Not only should you not trust the "government" data, you shouldn't trust anyone's data, in the sense that you shouldn't accept what people presenting the data claim to be the truth, the whole truth, and nothing but the truth. It is human to game the system; it's built into our minds and into our culture. When we have a message to send, we find the data that makes the best case possible for the message that we want to send, and that is the data that we show.
I'm sure many have heard the saying "... popularised in United States by Mark Twain (among others), who attributed it to the British Prime Minister Benjamin Disraeli: 'There are three kinds of lies: lies, damned lies, and statistics.'" (Wikipedia). At the heart of this is that when you get to pick what data to show, what statistics to publish, you get to control the impression people take away from viewing that data.
If the question is whether you can trust that the actual data presented by a government agency is "good," the answer is probably "yes" as long as you understand all of the assumptions behind the collection and presentation of the data, as well as the particular meaning of the terms being used to describe the data as used by the people who gathered, processed, and are presenting the data. This, in effect, makes it very difficult to take anything anyone with an agenda says at face value, including the government. Two examples of problems with government data come to my mind immediately: Inflation, and Employment.
In the United States, inflation is typically measured by the government using something called "the Consumer Price Index." This represents the change in the cost of a "basket" of consumer goods over time. The goods are supposed to be representative of the goods that most people need to acquire as part of their regular daily existence. https://www.bls.gov/cpi/cpifaq.htm But whether or not this inflation value applies to you and your family depends upon how closely your purchases match the assumptions built into the CPI. To the extent to which you deviate from the CPI, the real effects of inflation upon your purchasing power will vary.
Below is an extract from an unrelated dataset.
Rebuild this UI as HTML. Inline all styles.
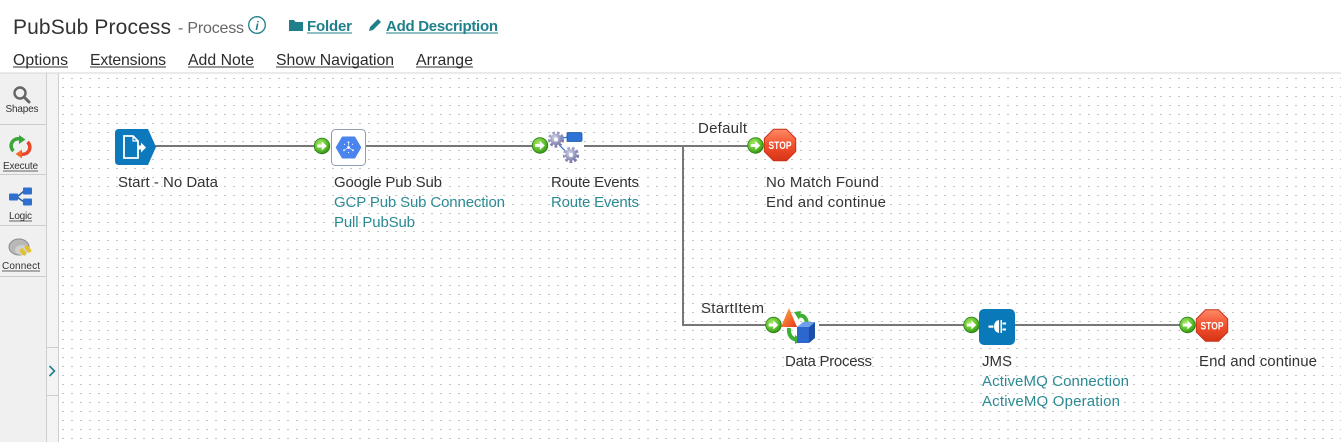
<!DOCTYPE html>
<html>
<head>
<meta charset="utf-8">
<style>
  html,body{margin:0;padding:0;background:#fff;}
  body{width:1341px;height:442px;overflow:hidden;position:relative;font-family:"Liberation Sans",sans-serif;}
  svg{position:absolute;left:0;top:0;}
  text{font-family:"Liberation Sans",sans-serif;}
</style>
</head>
<body>
<svg width="1341" height="442" viewBox="0 0 1341 442" xmlns="http://www.w3.org/2000/svg">
  <defs>
    <pattern id="grid" x="62" y="78" width="9" height="9" patternUnits="userSpaceOnUse">
      <rect x="0" y="0" width="2" height="1" fill="#c4c4c4"/>
    </pattern>
    <radialGradient id="gGreen" cx="40%" cy="35%" r="70%">
      <stop offset="0" stop-color="#a8e866"/>
      <stop offset="0.6" stop-color="#5cbf2c"/>
      <stop offset="1" stop-color="#2f8a14"/>
    </radialGradient>
    <linearGradient id="gStop" x1="0" y1="0" x2="0" y2="1">
      <stop offset="0" stop-color="#ff8a66"/>
      <stop offset="0.5" stop-color="#f2502e"/>
      <stop offset="1" stop-color="#d63516"/>
    </linearGradient>
    <radialGradient id="gGear" cx="40%" cy="35%" r="70%">
      <stop offset="0" stop-color="#d8d8f0"/>
      <stop offset="1" stop-color="#7a7aa8"/>
    </radialGradient>
    <linearGradient id="gTri" x1="0" y1="0" x2="1" y2="1">
      <stop offset="0" stop-color="#ffb347"/>
      <stop offset="1" stop-color="#e8341a"/>
    </linearGradient>
    <g id="conn">
      <circle cx="0" cy="0" r="7.8" fill="url(#gGreen)" stroke="#2e7d16" stroke-width="0.8"/>
      <path d="M-4.8,-1.5 H-0.2 V-4.5 L4.8,0 L-0.2,4.5 V1.5 H-4.8 Z" fill="#fff"/>
    </g>
    <g id="stop">
      <polygon points="15.7,6.5 6.5,15.7 -6.5,15.7 -15.7,6.5 -15.7,-6.5 -6.5,-15.7 6.5,-15.7 15.7,-6.5" fill="url(#gStop)" stroke="#c8301a" stroke-width="1"/>
      <text x="0" y="4" text-anchor="middle" font-size="11" font-weight="bold" fill="#fff" textLength="23" lengthAdjust="spacingAndGlyphs">STOP</text>
    </g>
    <g id="gear">
      <circle cx="0" cy="0" r="6.4" fill="none" stroke="url(#gGear)" stroke-width="3.4" stroke-dasharray="2.6 1.8"/>
      <circle cx="0" cy="0" r="5.6" fill="url(#gGear)"/>
      <circle cx="0" cy="0" r="2" fill="#fff"/>
    </g>
  </defs>

  <!-- Header -->
  <text x="13" y="34" font-size="21" fill="#333" textLength="158">PubSub Process</text>
  <text x="178" y="33" font-size="16" fill="#666" textLength="66">- Process</text>
  <circle cx="257" cy="25" r="8.3" fill="none" stroke="#1f7f8a" stroke-width="1.3"/>
  <text x="257" y="30" font-size="12" font-family="Liberation Serif" font-style="italic" font-weight="bold" fill="#1f7f8a" text-anchor="middle">i</text>
  <!-- folder icon -->
  <path d="M289,20 h5 l1.5,2 h7.5 v9 h-14 z" fill="#1f7f8a"/>
  <text x="307" y="31" font-size="15" font-weight="bold" fill="#1f7f8a" textLength="45">Folder</text>
  <line x1="307" y1="33" x2="352" y2="33" stroke="#1f7f8a" stroke-width="1"/>
  <!-- pencil -->
  <path d="M369,31 l1,-4 l8,-8 l3,3 l-8,8 z" fill="#1f7f8a"/>
  <text x="386" y="31" font-size="15" font-weight="bold" fill="#1f7f8a" textLength="112">Add Description</text>
  <line x1="386" y1="33" x2="498" y2="33" stroke="#1f7f8a" stroke-width="1"/>

  <!-- Menu -->
  <g font-size="15.8" fill="#2b2b2b">
    <text x="13" y="65" textLength="55">Options</text>
    <text x="90" y="65" textLength="76">Extensions</text>
    <text x="188" y="65" textLength="66">Add Note</text>
    <text x="276" y="65" textLength="118">Show Navigation</text>
    <text x="416" y="65" textLength="57">Arrange</text>
  </g>
  <g stroke="#333" stroke-width="1">
    <line x1="13" y1="67" x2="68" y2="67"/>
    <line x1="90" y1="67" x2="166" y2="67"/>
    <line x1="188" y1="67" x2="254" y2="67"/>
    <line x1="276" y1="67" x2="394" y2="67"/>
    <line x1="416" y1="67" x2="473" y2="67"/>
  </g>

  <!-- top border -->
  <rect x="0" y="72.5" width="1341" height="1" fill="#d6d6d6"/>

  <!-- Sidebar -->
  <rect x="0" y="73.5" width="46" height="369" fill="#f0f0f0"/>
  <rect x="46.5" y="73.5" width="12" height="369" fill="#f4f4f4"/>
  <line x1="46.5" y1="73.5" x2="46.5" y2="442" stroke="#cfcfcf"/>
  <line x1="58.5" y1="73.5" x2="58.5" y2="442" stroke="#cfcfcf"/>
  <g stroke="#cccccc" stroke-width="1">
    <line x1="0" y1="124.5" x2="46" y2="124.5"/>
    <line x1="0" y1="174.5" x2="46" y2="174.5"/>
    <line x1="0" y1="225.5" x2="46" y2="225.5"/>
    <line x1="0" y1="276.5" x2="46" y2="276.5"/>
    <line x1="47" y1="347.5" x2="58" y2="347.5"/>
    <line x1="47" y1="395.5" x2="58" y2="395.5"/>
  </g>
  <polyline points="49.5,366 54.5,371 49.5,376" fill="none" stroke="#1f7f8a" stroke-width="1.6"/>

  <!-- Shapes icon -->
  <circle cx="20" cy="93" r="5.5" fill="none" stroke="#666" stroke-width="2.4"/>
  <line x1="24" y1="97" x2="29" y2="102" stroke="#666" stroke-width="3" stroke-linecap="round"/>
  <text x="22" y="112" font-size="10" fill="#333" text-anchor="middle" textLength="33">Shapes</text>
  <!-- Execute icon -->
  <path d="M13.5,151 A7,7 0 0 1 20,139" fill="none" stroke="#3aa63a" stroke-width="3.5"/>
  <polygon points="19,135 25.5,139.5 19,144" fill="#3aa63a"/>
  <path d="M27.5,142 A7,7 0 0 1 21,154" fill="none" stroke="#e8472a" stroke-width="3.5"/>
  <polygon points="22,149.5 15.5,154 22,158.5" fill="#f06a2a"/>
  <text x="20.5" y="169" font-size="10" fill="#333" text-anchor="middle" textLength="35">Execute</text>
  <line x1="3" y1="171" x2="38" y2="171" stroke="#333" stroke-width="0.8"/>
  <!-- Logic icon -->
  <path d="M17,197 L24,191 M17,197 L24,202" stroke="#2a5fb0" stroke-width="1.5" fill="none"/>
  <rect x="9" y="193.5" width="9" height="7" rx="1" fill="#2f6fd0"/>
  <rect x="23" y="187.5" width="9" height="7" rx="1" fill="#2f6fd0"/>
  <rect x="23" y="198.5" width="9" height="7" rx="1" fill="#2f6fd0"/>
  <text x="20.5" y="219" font-size="10" fill="#333" text-anchor="middle" textLength="23">Logic</text>
  <line x1="9" y1="221" x2="32" y2="221" stroke="#333" stroke-width="0.8"/>
  <!-- Connect icon -->
  <ellipse cx="19" cy="247" rx="10" ry="8" fill="#b8b8b8" stroke="#8a8a8a" stroke-width="1"/>
  <ellipse cx="22" cy="250" rx="7" ry="5" fill="#d0d0d0"/>
  <rect x="21" y="248" width="4" height="8" rx="2" fill="#e2c22a" transform="rotate(-40 23 252)"/>
  <rect x="26" y="245" width="4" height="8" rx="2" fill="#e2c22a" transform="rotate(-40 28 249)"/>
  <text x="21" y="269" font-size="10" fill="#333" text-anchor="middle" textLength="38">Connect</text>
  <line x1="2" y1="271" x2="40" y2="271" stroke="#333" stroke-width="0.8"/>

  <!-- Canvas grid -->
  <rect x="59" y="73.5" width="1282" height="369" fill="url(#grid)"/>

  <!-- Connectors -->
  <g stroke="#777" stroke-width="2" fill="none">
    <line x1="155" y1="146" x2="316" y2="146"/>
    <line x1="366" y1="146" x2="533" y2="146"/>
    <line x1="584" y1="146" x2="749" y2="146"/>
    <polyline points="683,146 683,325 767,325"/>
    <line x1="819" y1="325" x2="965" y2="325"/>
    <line x1="1015" y1="325" x2="1181" y2="325"/>
  </g>

  <!-- Start node -->
  <path d="M119,129 H148 L156,147 L148,165 H119 Q115,165 115,161 V133 Q115,129 119,129 Z" fill="#0b79bb"/>
  <path d="M124,136 H133 L138,141 V158 H124 Z" fill="none" stroke="#fff" stroke-width="1.8"/>
  <path d="M133,136 V141 H138" fill="none" stroke="#fff" stroke-width="1.2"/>
  <path d="M138,145.5 H141 V142.5 L146,147.5 L141,152.5 V149.5 H138 Z" fill="#fff"/>

  <!-- Google Pub Sub -->
  <use href="#conn" x="322" y="146"/>
  <rect x="331.5" y="129.5" width="34" height="36" rx="4" fill="#fff" stroke="#8d9db3" stroke-width="1"/>
  <polygon points="336.5,147.5 342.5,137.3 354.5,137.3 360.5,147.5 354.5,157.7 342.5,157.7" fill="#4a84ee" stroke="#4a84ee" stroke-width="1.5" stroke-linejoin="round"/>
  <g fill="#fff">
    <circle cx="348.5" cy="147.5" r="1.4"/>
    <circle cx="348.5" cy="142.3" r="0.9"/>
    <circle cx="344" cy="150.3" r="0.9"/>
    <circle cx="353" cy="150.3" r="0.9"/>
    <circle cx="344.5" cy="144.3" r="0.6"/>
    <circle cx="352.5" cy="144.3" r="0.6"/>
    <circle cx="348.5" cy="152.5" r="0.6"/>
  </g>
  <g stroke="#fff" stroke-width="0.6">
    <line x1="348.5" y1="147.5" x2="348.5" y2="142.3"/>
    <line x1="348.5" y1="147.5" x2="344" y2="150.3"/>
    <line x1="348.5" y1="147.5" x2="353" y2="150.3"/>
  </g>

  <!-- Route Events -->
  <use href="#conn" x="540" y="145.5"/>
  <path d="M556,140 Q560,147 569,154 M558,139 L568,137" stroke="#2d6fd0" stroke-width="1.2" fill="none"/>
  <use href="#gear" x="556" y="139.5"/>
  <use href="#gear" x="571" y="155"/>
  <rect x="567" y="132.5" width="15" height="9" rx="1.5" fill="#2f72d6" stroke="#1d55a8" stroke-width="0.8"/>

  <!-- Default stop -->
  <text x="698" y="133" font-size="15" fill="#333" textLength="49">Default</text>
  <use href="#conn" x="755.5" y="145.5"/>
  <use href="#stop" x="780" y="145"/>

  <!-- StartItem / Data Process -->
  <text x="701" y="313" font-size="15" fill="#333" textLength="63">StartItem</text>
  <use href="#conn" x="773.5" y="325"/>
  <polygon points="789,308 797,327 781,327" fill="url(#gTri)"/>
  <path d="M798,316 Q806,314 807,324" fill="none" stroke="#3cb034" stroke-width="4"/>
  <polygon points="794,312 801,311 799,320" fill="#3cb034"/>
  <path d="M789,328 Q788,338 797,340" fill="none" stroke="#3cb034" stroke-width="4"/>
  <polygon points="795,335 802,340 795,344" fill="#3cb034"/>
  <polygon points="797,327 803,322 815,322 809,327" fill="#6fa0f0"/>
  <polygon points="809,327 815,322 815,338 809,343" fill="#1b4fa8"/>
  <rect x="797" y="327" width="12" height="16" fill="#2d66cf"/>

  <!-- JMS -->
  <use href="#conn" x="971.5" y="325"/>
  <rect x="979" y="309" width="36" height="36" rx="5" fill="#0a79b9"/>
  <rect x="988.5" y="325.5" width="5" height="2.2" fill="#fff"/>
  <path d="M999,320 V333 Q994,332 994,326.5 Q994,321 999,320 Z" fill="#fff"/>
  <rect x="1000.5" y="320" width="1.5" height="13" fill="#fff"/>
  <rect x="1002.5" y="322.5" width="3.5" height="2" fill="#fff"/>
  <rect x="1002.5" y="328.5" width="3.5" height="2" fill="#fff"/>

  <!-- End stop -->
  <use href="#conn" x="1187.5" y="325"/>
  <use href="#stop" x="1212" y="325.5"/>

  <!-- Labels -->
  <g font-size="15" fill="#333">
    <text x="118" y="187" textLength="100">Start - No Data</text>
    <text x="334" y="187" textLength="108">Google Pub Sub</text>
    <text x="551" y="187" textLength="88">Route Events</text>
    <text x="766" y="187" textLength="113">No Match Found</text>
    <text x="766" y="207" textLength="120">End and continue</text>
    <text x="785" y="366" textLength="87">Data Process</text>
    <text x="982" y="366">JMS</text>
    <text x="1199" y="366" textLength="118">End and continue</text>
  </g>
  <g font-size="15" fill="#2b8a94">
    <text x="334" y="207" textLength="171">GCP Pub Sub Connection</text>
    <text x="334" y="227" textLength="81">Pull PubSub</text>
    <text x="551" y="207" textLength="88">Route Events</text>
    <text x="982" y="386" textLength="147">ActiveMQ Connection</text>
    <text x="982" y="406" textLength="138">ActiveMQ Operation</text>
  </g>
</svg>
</body>
</html>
Are the people who create the basket of goods used to measure inflation trustworthy? I'm sure that they believe that they are, and I'm sure that they try as best as the can to get it right according to what they think is right. Do they measure it how I would measure it? I don't know, and I would have to understand much about their methodology n order to answer that question.
Employment. Big grey area, as mentioned elsewhere in this thread. Ideally, you would measure the total number of people working, and divide it by the total number of people who would like to be working (assuming for this method that everyone who is working wants to be working), and that would tell you the "employment rate" (and the unemployment rate would be 100% minus the employment rate). Even assuming that you can get accurate numbers regarding how many people are working, its almost impossible to know how many people want to work but can't find a job. Some measures use the number of people who are collecting unemployment compensation, but not everyone who wants a job collects unemployment. Other measures might try to estimate the total labor force using age, etc. Obviously how you estimate this number affects the employment/unemployment rate calculation, quite significantly.
No matter whose data you are viewing, you need to understand the assumptions and the methodology behind collecting, processing, and presenting the data in order to know what that data might saying, and even then you aren't seeing all of the data that isn't being presented (that might give you a more complete picture). Even science has trouble with this, so don't expect anything better from politicians.